Up until an “extended cut” was restored and released in 2005, Sam Peckinpah’s Major Dundee was probably most well know for its famously troubled production. This is the movie where Peckinpah was so drunk and belligerent during principal photography that star Charlton Heston threatened him with a saber. Yet later, when the studio wanted the director replaced, Heston gave up his salary to keep him on. Finally, the movie was cut to pieces by producers. After taking a reported twenty or so minutes out, disastrous preview screenings spurred them to cut yet another 12-13 minutes. It’s the last bit that was added back in to make the extended version.
Heston plays Dundee, a Union officer sent to oversee a New Mexico prison as punishment for unknown actions on his part. But when Apache from Mexico begin raids in the area, Dundee, thirsty for glory and redemption, puts together a ramshackle battalion of Union soldiers, Confederate prisoners, former slaves, civilians and others to cross the border and attack.
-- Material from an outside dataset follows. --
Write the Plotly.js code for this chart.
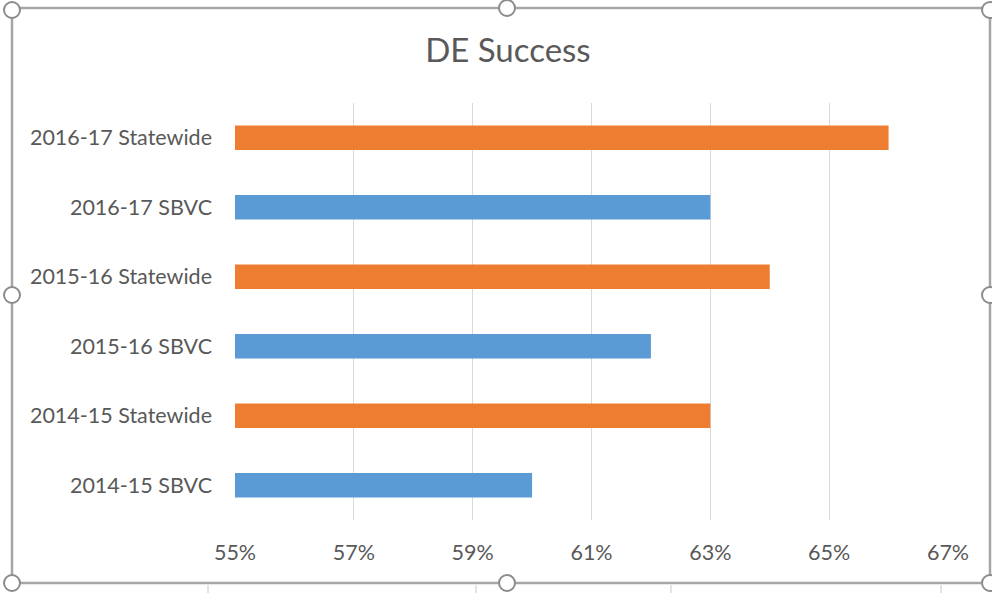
<!DOCTYPE html>
<html>
<head>
<meta charset="utf-8">
<script src="https://cdn.plot.ly/plotly-3.0.1.min.js"></script>
<style>html,body{margin:0;padding:0;background:#fff;}#chart{width:992px;height:593px;}</style>
</head>
<body>
<div id="chart"></div>
<script>
const categories = ["2014-15 SBVC","2014-15 Statewide","2015-16 SBVC","2015-16 Statewide","2016-17 SBVC","2016-17 Statewide"];
const values = [0.60, 0.63, 0.62, 0.64, 0.63, 0.66];
const barColors = ["#5B9BD5","#ED7D31","#5B9BD5","#ED7D31","#5B9BD5","#ED7D31"];
const tickVals = [0.55, 0.57, 0.59, 0.61, 0.63, 0.65, 0.67];
const tickText = ["55%","57%","59%","61%","63%","65%","67%"];

// pixel helpers for frame decoration (plot area: x 235..948, y 103..520)
const L = 235, R = 948, T = 103, B = 520;
const px = x => (x - L) / (R - L);
const py = y => (B - y) / (B - T);
const frame = "#A6A6A6";
const shapes = [
  {type:"rect", xref:"paper", yref:"paper", x0:px(12), x1:px(990), y0:py(8), y1:py(583), line:{color:frame, width:2.5}, fillcolor:"rgba(0,0,0,0)", layer:"above"}
];
[208, 476, 671, 941].forEach(tx => {
  shapes.push({type:"line", xref:"paper", yref:"paper", x0:px(tx), x1:px(tx), y0:py(585), y1:py(593), line:{color:"#C8C8C8", width:1}, layer:"above"});
});
const handles = [[507,8],[12,295],[990,295],[12,583],[507,583],[12,10],[990,10],[990,583]];
handles.forEach(([hx,hy]) => {
  const r = 8;
  shapes.push({type:"circle", xref:"paper", yref:"paper", x0:px(hx-r), x1:px(hx+r), y0:py(hy+r), y1:py(hy-r), line:{color:"#8C8C8C", width:2}, fillcolor:"#fff", layer:"above"});
});

const data = [{
  type:"bar", orientation:"h",
  y: categories, x: values,
  base: 0,
  marker:{color: barColors},
  width: 0.35,
  hoverinfo:"none"
}];

const fam = "Lato, 'Open Sans', sans-serif";
const layout = {
  width:992, height:593,
  margin:{l:L, r:992-R, t:T, b:593-B, pad:0},
  paper_bgcolor:"#fff", plot_bgcolor:"#fff",
  showlegend:false,
  font:{family:fam, color:"#595959", size:21},
  title:{text:"DE Success", x:0.512, xanchor:"center", y:0.915, yanchor:"middle", font:{size:33, color:"#595959", family:fam}},
  xaxis:{range:[0.55,0.67], tickvals:tickVals, ticktext:tickText, showgrid:true, gridcolor:"#D9D9D9", gridwidth:1.3, zeroline:false, showline:false, ticks:"", ticklabelstandoff:17, tickfont:{size:21.5}, fixedrange:true},
  yaxis:{type:"category", categoryorder:"array", categoryarray:categories, showgrid:false, zeroline:false, showline:false, ticks:"", ticklabelstandoff:22, tickfont:{size:21.5}, fixedrange:true},
  shapes: shapes
};

Plotly.newPlot("chart", data, layout, {staticPlot:true, displayModeBar:false});
</script>
</body>
</html>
Dundee’s singleminded drive–as well as his penchant for earning someone’s grudging respect and then quickly pissing them off again–has devastating effects on the men under his command. In other words, the movie is a Western Moby Dick.
Major Dundee is a bit uneven and patchy. Who knows, maybe that missing twenty minutes would have fixed these problems. But rumor has it that those scenes were cut mostly because of the excessive violence, which bolsters the case for appreciating Major Dundee for what it truly is: A predecessor to Peckinpah’s masterpiece, The Wild Bunch. That makes the movie worth celebrating and, with its depiction of ruinous machismo and misguided heroism, deserving of a place in the pantheon of revisionist Westerns.
Major Dundee is available to rent on Amazon.